I was so excited to actually find the books after the fruitless search on campus, I wasn't even fazed by the fact I was hauling an armful of "children's books" -- I think Tolkien can be enjoyed by all ages. As I exited the library, I clutched my new library card almost as fervently as I had my ID on my 21st birthday. After all, both were opening new possibilities for me, though the library card was probably a bit more productive.

As I headed off to the nearest coffee shop to indulge in my new books, I reflected over the irony of the situation.
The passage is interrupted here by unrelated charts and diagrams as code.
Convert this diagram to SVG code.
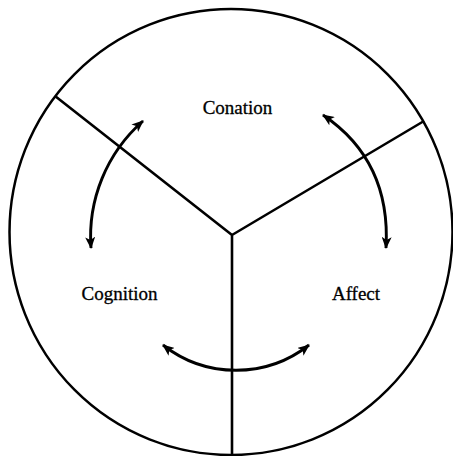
<svg xmlns="http://www.w3.org/2000/svg" width="453" height="456" viewBox="0 0 453 456">
<style>
.frame{fill:none;stroke:#000;stroke-width:2.5}
.div{fill:none;stroke:#000;stroke-width:2.6}
.arr{fill:none;stroke:#000;stroke-width:2.9;marker-start:url(#ah);marker-end:url(#ah)}
.lbl{font-family:"Liberation Serif","Times New Roman",serif;font-size:19px;fill:#000;stroke:#000;stroke-width:0.3;text-anchor:middle}
</style>
<defs>
<marker id="ah" viewBox="0 0 12 10" refX="11" refY="5" markerWidth="12" markerHeight="10" markerUnits="userSpaceOnUse" orient="auto-start-reverse">
<path d="M0,0 L12,5 L0,10 L3,5 Z" fill="#000"/>
</marker>
</defs>
<rect width="453" height="456" fill="#fff"/>
<g id="circle"><ellipse class="frame" cx="231" cy="232" rx="221.5" ry="223"/></g>
<g id="dividers">
<path class="div" d="M232,235 L55,96 M232,235 L424,121 M232,235 L232,456"/>
</g>
<g id="conation"><text class="lbl" x="237.5" y="114">Conation</text></g>
<g id="cognition"><text class="lbl" x="119.5" y="300">Cognition</text></g>
<g id="affect"><text class="lbl" x="356" y="300">Affect</text></g>
<g id="connectors">
<path class="arr" d="M143,121 A154,154 0 0 0 91,248"/>
<path class="arr" d="M323,115 C360,140 390,180 386,248"/>
<path class="arr" d="M163,345 A118,118 0 0 0 309,345"/>
</g>
</svg>
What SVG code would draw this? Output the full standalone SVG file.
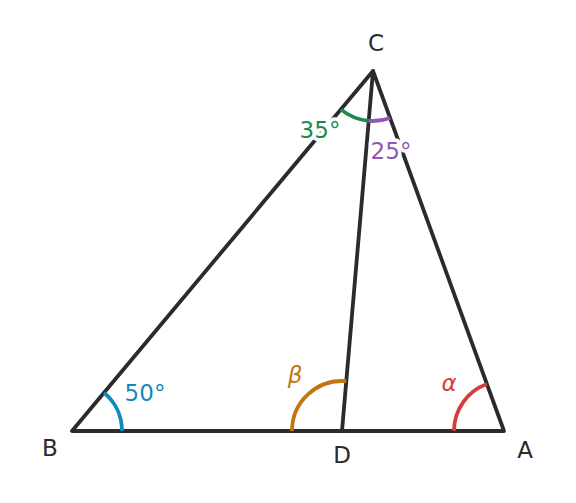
<svg xmlns="http://www.w3.org/2000/svg" width="576" height="503" viewBox="0 0 576 503">
<style>
.edge{stroke:#2b2b2b;stroke-width:3.8;fill:none;stroke-linecap:round;stroke-linejoin:round}
.arc{fill:none;stroke-width:3.8}
text{font-family:"DejaVu Sans","Liberation Sans",sans-serif;font-size:23px;text-anchor:middle}
.lbl{fill:#2b2b2b}
.halo{stroke:#ffffff;stroke-width:7;paint-order:stroke;stroke-linejoin:round}
</style>
<rect width="576" height="503" fill="#ffffff"/>
<g id="connectors">
<path class="edge" d="M72,431 L504,431 L373,71 Z"/>
<path class="edge" d="M342,431 L373,71"/>
</g>
<g id="angles">
<path class="arc" stroke="#1289bd" d="M122,431 A50,50 0 0 0 104.1,392.7"/>
<path class="arc" stroke="#c27510" d="M292,431 A50,50 0 0 1 346.3,381.2"/>
<path class="arc" stroke="#d63c3c" d="M454,431 A50,50 0 0 1 486.9,384"/>
<path class="arc" stroke="#1c8c4c" d="M340.9,109.4 A50,50 0 0 0 368.7,120.8"/>
<path class="arc" stroke="#9157b6" d="M368.7,120.8 A50,50 0 0 0 390.1,118"/>
</g>
<g id="node-C"><text class="lbl" x="376" y="51">C</text></g>
<g id="node-B"><text class="lbl" x="50" y="456">B</text></g>
<g id="node-A"><text class="lbl" x="525" y="458">A</text></g>
<g id="node-D"><text class="lbl" x="342" y="463">D</text></g>
<g id="labels">
<text class="halo" x="320" y="138" fill="#1c8c4c">35°</text>
<text class="halo" x="391" y="159" fill="#9157b6">25°</text>
<text class="halo" x="145" y="401" fill="#1289bd">50°</text>
<text class="halo" x="295" y="383" fill="#c27510" font-style="italic">β</text>
<text class="halo" x="449" y="391" fill="#d63c3c" font-style="italic">α</text>
</g>
</svg>
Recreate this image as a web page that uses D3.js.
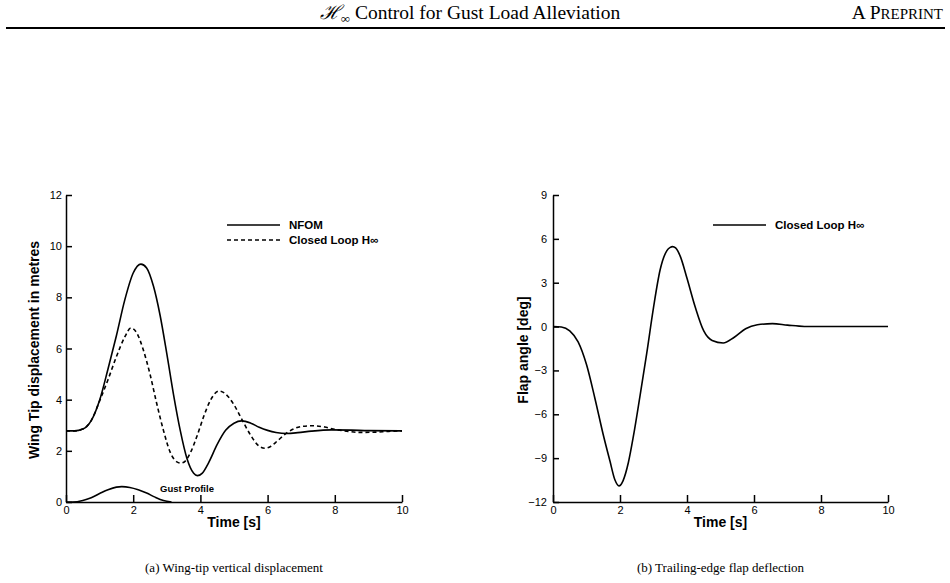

The University wasn't able to provide me with the tools needed to fulfill my literary desire, and our library, which boasts thousands upon thousands of volumes of books, wasn't able to offer some classics to its patrons.

Memorizing the timeline of the French-Indian War or the scholarly opinion on Shakespeare's "Taming of the Shrew," while beneficial to our overall general knowledge and education, probably fails to ignite our creative spirit or our imagination. So don't expect to get all of your literary needs fulfilled by the assigned reading from your classes, or even from a list of the greatest American novels.

Instead, head down to the local library and thumb through the dog-eared, well-loved pages of some of your old favorites, or select a random book to dive into. Not only is the check-out time a month, but you won't have to sell your textbooks to be able to pay hefty late fees that (ahem) some academic libraries charge. Nourish your literary needs with some reading you choose.

1 comment:

sdm12469 said...

So which is better the movie or book? I already know your answer. The movie is someone's view of the book...not yours! Yours in better because it is from you!